Robert Kennedy is quoted once as saying, “Some men see things as they are, and ask “why?”. I see things as they could be, and ask “why not”? The people who seek to bridge the gap between how things are and how they could be are change agents . You might call them disrupters, transformers, modernizers, or innovators. The term may be somewhat passé, but I still call them change agents. Some are appointed to the role; some have it thrust upon them accidentally; some just assume the role naturally but change efforts of all types need one or more of these folks.
I haven’t thought about this much recently, but I was speaking with somebody just the other day about organizational change and realized that I have been on the front lines of at least four – and probably more – major organizational change initiatives. I never really set out to be a change agent, but I’ve certainly had some experience with it, and I think it comes from seeing what could be and always asking “why not?”.
I used to tell my teams when I was a restaurant and retail manager that I wanted the store to run so well that the company could film a commercial there – they knew exactly what that meant. Sometimes there were days when that vision felt unachievable, but I just kept telling them to focus on what they coulddo that day and asked them to just make one thing better than how they found it every day, no matter how small. Over the course of two years, we went from being a “D” grade store to being a frequent “A” grade store.
There are some common principles across other transformative changes that I have been part of – sometimes as the one bringing the change, sometimes as one who has embraced a change that was thrust upon me. There’s no one best way to be a change agent, but there are some behaviors that are common to successful agents of change.
- Change agents either bring or embrace a clear vision – what does the future look like and why does it need to look like that? They are able to define what’s different in that vision from current conditions.
- They communicate about change frequently and in a multitude of ways – everyone in the organization has to understand where they are going and why. Transparency is a key attribute.
- Change agents create or embrace the plan that will take them from where they are now to where they want to be. That plan will have short term and long term elements and will change along the way – everything does! Change agents are flexible and able to adjust to changing conditions or new learning, keeping the vision and mission as lodestars to stay on track.
- Change agents understand that change can happen in big leaps or in tiny day-to-day bits, but it has to keep moving toward the new vision, even in the face of what might appear to be insurmountable obstacles. Some things may take months or even years to implement fully, but change agents keep the ball moving forward.

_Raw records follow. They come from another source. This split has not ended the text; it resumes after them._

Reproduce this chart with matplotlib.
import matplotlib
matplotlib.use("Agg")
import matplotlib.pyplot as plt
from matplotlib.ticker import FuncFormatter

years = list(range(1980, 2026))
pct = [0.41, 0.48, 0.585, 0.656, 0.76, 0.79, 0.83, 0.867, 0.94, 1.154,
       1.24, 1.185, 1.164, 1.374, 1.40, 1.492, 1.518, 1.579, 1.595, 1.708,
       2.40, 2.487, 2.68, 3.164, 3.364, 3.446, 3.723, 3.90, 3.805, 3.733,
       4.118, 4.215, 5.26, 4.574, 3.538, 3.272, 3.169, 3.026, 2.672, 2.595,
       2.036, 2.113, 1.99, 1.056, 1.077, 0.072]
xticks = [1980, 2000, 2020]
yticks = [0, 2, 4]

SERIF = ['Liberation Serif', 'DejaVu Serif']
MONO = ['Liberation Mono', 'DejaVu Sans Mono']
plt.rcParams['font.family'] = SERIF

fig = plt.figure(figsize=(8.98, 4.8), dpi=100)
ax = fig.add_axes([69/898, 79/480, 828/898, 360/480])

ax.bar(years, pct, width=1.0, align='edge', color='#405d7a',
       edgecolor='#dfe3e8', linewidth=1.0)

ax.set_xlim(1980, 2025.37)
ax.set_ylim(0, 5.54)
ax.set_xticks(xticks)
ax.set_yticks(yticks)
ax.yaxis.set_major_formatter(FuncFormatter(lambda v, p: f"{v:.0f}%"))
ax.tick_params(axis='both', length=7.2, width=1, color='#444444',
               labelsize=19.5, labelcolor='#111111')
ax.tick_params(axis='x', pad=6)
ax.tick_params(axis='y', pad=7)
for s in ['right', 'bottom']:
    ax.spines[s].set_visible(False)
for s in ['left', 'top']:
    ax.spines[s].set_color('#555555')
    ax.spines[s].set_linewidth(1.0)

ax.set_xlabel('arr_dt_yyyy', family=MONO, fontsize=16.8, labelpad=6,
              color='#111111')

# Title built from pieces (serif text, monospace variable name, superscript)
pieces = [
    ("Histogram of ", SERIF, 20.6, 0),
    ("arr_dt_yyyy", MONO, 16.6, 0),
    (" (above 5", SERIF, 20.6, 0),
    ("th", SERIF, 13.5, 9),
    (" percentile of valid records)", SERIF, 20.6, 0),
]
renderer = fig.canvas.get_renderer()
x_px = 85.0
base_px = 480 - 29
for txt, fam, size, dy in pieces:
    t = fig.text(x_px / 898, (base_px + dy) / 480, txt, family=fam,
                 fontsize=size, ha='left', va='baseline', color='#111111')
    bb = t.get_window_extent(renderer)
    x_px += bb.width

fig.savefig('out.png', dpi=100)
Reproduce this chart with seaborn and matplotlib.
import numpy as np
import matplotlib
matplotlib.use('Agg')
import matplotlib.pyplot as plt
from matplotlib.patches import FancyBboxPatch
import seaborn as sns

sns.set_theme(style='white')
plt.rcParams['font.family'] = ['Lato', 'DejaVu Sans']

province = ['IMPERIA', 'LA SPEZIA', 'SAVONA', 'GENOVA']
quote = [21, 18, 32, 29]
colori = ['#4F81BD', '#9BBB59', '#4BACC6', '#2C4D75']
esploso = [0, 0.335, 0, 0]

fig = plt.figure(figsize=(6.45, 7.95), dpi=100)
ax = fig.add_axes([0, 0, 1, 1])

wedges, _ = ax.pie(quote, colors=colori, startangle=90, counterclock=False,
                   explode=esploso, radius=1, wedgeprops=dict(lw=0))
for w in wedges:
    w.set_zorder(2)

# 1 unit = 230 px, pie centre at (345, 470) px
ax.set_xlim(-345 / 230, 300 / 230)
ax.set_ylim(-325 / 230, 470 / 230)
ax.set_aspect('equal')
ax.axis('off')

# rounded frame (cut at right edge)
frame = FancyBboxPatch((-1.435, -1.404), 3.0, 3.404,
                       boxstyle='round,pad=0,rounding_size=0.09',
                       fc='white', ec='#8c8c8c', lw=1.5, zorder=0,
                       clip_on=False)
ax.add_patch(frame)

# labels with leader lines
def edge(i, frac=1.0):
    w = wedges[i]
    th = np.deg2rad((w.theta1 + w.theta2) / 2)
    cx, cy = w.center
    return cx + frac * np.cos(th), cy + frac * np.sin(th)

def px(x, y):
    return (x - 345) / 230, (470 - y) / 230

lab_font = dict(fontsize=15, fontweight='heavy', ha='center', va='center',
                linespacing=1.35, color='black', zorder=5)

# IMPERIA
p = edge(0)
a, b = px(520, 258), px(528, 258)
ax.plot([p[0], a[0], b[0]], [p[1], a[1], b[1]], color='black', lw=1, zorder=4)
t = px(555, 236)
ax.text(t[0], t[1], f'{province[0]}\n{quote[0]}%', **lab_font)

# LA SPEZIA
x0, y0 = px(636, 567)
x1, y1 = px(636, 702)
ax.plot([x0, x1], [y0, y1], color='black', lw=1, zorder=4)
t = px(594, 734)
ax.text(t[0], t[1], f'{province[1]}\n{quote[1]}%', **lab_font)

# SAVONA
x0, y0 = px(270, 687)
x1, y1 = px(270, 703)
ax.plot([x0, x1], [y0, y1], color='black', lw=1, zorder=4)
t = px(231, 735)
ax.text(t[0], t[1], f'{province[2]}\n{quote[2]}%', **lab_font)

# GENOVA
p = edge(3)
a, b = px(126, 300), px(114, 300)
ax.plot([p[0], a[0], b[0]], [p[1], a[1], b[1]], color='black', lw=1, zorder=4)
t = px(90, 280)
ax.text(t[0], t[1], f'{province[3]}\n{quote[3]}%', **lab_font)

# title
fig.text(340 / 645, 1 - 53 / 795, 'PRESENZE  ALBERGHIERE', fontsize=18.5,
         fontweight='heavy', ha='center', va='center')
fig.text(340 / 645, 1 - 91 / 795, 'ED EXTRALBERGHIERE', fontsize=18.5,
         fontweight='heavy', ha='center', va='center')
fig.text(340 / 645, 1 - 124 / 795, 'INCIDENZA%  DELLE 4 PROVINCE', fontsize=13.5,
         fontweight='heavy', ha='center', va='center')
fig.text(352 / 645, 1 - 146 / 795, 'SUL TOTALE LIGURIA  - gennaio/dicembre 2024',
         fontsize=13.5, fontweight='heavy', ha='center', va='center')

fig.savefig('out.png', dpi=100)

- Some elements may seem to be out of control (especially if you’ve ever worked with a legislature!) Effective change agents bring a solutions-orientation to their work – keeping the vision in mind and always seeking ways to keep moving forward, regardless of obstacles, even in baby steps. They’re the ones always asking “why” or “why not”? every time they hit a barrier.
Organizations can create change without doing these things, but the long term sustainability and success of that effort may be undermined. In fact, I would posit that the frequent changes of leadership and the very long timelines associated with policy changes in the public sector are among the reasons that the public sector is perceived as so resistant to change. There’s inertia there that can take a very concerted effort to overcome. Change agents in government run the risk of being viewed as rebels, if not outright troublemakers, but government may need them more than any other type of organization.
We do most of our work in the area of publicly-funded long term services and supports, currently facing enormous disruptive pressure. Growing demand, exploding expenditures, workforce challenges, evolving consumer expectations, and regulatory requirements are all creating an environment where change is the norm and it may no longer be tenable to just tweak systems around the edges to achieve desired outcomes. Disruptive change willhappen, but it will only be transformative and positive with intentional effort to make it so. Change agents, or whatever you want to call them, build the bridges that can successfully carry organizations over the chasm between “as is” and “to be”.